*Written request*. Determine the number of lines that contain the word "this", then state that number and nothing more.

*Information shown*.
· · · · · · ·

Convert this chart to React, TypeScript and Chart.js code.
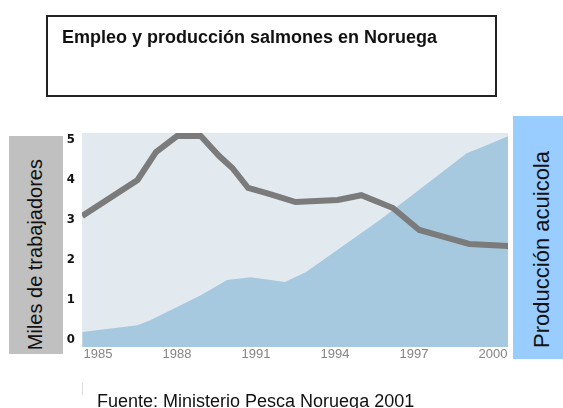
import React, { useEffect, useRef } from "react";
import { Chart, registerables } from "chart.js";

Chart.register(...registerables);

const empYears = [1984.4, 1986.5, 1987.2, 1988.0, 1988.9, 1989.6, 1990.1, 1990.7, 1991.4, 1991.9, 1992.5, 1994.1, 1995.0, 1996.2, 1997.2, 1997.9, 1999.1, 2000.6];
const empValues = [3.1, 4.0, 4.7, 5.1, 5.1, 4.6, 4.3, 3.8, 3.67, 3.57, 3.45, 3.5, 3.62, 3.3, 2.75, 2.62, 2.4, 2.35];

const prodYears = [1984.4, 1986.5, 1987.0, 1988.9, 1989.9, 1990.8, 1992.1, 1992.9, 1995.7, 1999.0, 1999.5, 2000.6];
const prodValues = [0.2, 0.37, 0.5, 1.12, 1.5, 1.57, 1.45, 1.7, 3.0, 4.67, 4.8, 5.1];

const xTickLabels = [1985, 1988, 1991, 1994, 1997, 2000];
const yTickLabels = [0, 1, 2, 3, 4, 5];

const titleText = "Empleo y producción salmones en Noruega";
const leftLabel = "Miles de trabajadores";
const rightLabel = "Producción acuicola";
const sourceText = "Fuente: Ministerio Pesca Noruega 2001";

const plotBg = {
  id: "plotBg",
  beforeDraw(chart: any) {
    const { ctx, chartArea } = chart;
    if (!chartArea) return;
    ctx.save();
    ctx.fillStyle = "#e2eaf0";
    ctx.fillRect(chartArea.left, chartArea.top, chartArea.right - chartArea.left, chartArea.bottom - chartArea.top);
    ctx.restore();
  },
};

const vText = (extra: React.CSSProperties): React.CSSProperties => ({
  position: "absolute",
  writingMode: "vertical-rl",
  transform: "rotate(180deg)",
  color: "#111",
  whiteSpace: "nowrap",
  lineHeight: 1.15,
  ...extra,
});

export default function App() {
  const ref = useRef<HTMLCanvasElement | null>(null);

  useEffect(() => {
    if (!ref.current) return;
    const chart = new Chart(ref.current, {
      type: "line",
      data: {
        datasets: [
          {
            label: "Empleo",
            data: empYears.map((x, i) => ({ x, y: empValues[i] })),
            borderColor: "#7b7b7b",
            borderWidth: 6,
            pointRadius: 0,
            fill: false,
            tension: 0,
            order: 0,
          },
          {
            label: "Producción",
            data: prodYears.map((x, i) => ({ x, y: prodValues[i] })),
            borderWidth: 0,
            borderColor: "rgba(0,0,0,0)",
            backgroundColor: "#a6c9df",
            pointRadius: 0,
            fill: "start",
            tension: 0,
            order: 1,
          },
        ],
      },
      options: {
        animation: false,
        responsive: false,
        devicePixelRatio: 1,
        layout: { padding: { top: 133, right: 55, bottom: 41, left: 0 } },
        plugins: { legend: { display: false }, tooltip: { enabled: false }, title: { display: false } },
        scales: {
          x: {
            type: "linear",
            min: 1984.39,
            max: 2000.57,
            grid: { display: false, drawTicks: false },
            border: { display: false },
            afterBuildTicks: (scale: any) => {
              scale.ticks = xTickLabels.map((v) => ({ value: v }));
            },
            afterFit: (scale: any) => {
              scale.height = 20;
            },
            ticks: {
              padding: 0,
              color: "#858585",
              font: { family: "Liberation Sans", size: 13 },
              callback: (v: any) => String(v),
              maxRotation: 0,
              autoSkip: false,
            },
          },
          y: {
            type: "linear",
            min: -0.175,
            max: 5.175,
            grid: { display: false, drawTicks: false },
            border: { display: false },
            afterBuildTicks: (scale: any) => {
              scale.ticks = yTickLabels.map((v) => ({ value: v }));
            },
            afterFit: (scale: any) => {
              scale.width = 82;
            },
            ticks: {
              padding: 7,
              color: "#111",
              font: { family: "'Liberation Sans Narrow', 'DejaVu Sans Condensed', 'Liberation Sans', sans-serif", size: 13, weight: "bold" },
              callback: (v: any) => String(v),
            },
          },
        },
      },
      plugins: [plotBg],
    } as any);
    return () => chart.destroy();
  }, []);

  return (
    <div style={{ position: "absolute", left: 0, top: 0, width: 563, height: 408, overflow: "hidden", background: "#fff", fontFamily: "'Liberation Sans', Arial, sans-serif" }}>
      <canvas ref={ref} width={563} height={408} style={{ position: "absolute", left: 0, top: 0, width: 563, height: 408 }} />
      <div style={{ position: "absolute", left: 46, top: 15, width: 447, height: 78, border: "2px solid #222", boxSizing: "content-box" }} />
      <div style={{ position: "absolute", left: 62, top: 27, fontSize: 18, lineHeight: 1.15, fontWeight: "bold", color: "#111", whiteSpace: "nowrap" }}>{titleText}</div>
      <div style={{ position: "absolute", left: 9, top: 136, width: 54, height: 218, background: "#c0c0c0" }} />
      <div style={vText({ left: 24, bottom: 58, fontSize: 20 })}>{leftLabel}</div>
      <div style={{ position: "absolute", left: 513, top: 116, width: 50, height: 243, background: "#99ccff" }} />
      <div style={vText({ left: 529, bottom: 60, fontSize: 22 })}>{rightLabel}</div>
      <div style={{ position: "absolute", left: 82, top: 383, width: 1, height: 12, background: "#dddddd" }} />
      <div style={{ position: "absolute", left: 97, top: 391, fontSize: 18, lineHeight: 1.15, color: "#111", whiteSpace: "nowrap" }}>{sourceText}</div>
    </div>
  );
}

· · · · · · ·

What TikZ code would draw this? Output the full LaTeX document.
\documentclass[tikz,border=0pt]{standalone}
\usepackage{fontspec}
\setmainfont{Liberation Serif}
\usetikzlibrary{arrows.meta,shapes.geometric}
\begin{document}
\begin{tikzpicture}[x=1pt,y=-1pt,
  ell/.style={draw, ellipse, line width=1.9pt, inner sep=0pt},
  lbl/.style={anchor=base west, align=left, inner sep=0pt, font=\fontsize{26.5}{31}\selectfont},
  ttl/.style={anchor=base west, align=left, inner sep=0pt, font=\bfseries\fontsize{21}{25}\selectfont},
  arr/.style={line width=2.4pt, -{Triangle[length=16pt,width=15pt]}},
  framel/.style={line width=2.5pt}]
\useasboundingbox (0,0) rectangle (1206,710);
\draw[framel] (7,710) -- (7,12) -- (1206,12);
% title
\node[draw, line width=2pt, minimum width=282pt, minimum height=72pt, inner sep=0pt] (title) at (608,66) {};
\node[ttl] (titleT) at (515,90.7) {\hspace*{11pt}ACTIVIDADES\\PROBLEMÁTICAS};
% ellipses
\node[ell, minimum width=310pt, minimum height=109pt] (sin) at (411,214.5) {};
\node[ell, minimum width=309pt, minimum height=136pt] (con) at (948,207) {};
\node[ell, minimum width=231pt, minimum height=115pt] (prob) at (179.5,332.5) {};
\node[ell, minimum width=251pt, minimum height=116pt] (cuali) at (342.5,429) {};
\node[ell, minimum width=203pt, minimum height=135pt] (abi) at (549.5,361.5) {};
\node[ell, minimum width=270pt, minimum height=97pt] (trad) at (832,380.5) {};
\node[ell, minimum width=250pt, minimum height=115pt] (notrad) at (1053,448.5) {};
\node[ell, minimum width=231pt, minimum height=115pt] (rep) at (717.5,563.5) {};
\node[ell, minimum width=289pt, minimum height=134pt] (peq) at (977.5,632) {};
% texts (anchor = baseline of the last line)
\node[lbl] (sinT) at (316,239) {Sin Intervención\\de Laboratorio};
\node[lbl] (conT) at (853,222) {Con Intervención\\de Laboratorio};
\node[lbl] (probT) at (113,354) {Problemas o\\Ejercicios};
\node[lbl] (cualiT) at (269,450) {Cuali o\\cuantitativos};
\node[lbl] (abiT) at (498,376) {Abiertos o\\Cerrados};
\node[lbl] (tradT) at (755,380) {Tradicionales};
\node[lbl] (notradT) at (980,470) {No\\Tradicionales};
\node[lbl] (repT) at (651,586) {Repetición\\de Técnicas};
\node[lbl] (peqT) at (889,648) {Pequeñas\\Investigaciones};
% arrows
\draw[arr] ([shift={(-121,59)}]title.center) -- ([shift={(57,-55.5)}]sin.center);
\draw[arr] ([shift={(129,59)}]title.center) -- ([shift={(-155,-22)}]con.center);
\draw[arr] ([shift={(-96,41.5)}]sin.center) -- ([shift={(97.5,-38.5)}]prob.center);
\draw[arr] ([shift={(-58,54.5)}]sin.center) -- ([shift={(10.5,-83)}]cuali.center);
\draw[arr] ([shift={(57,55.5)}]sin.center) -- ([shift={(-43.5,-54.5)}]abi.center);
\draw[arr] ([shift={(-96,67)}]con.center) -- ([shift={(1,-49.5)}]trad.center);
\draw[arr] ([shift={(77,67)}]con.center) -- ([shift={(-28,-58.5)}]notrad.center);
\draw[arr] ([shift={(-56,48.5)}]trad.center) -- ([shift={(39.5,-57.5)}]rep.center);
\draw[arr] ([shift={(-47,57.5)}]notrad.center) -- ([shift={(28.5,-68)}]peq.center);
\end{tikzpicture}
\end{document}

· · · · · · ·

*The output*. 2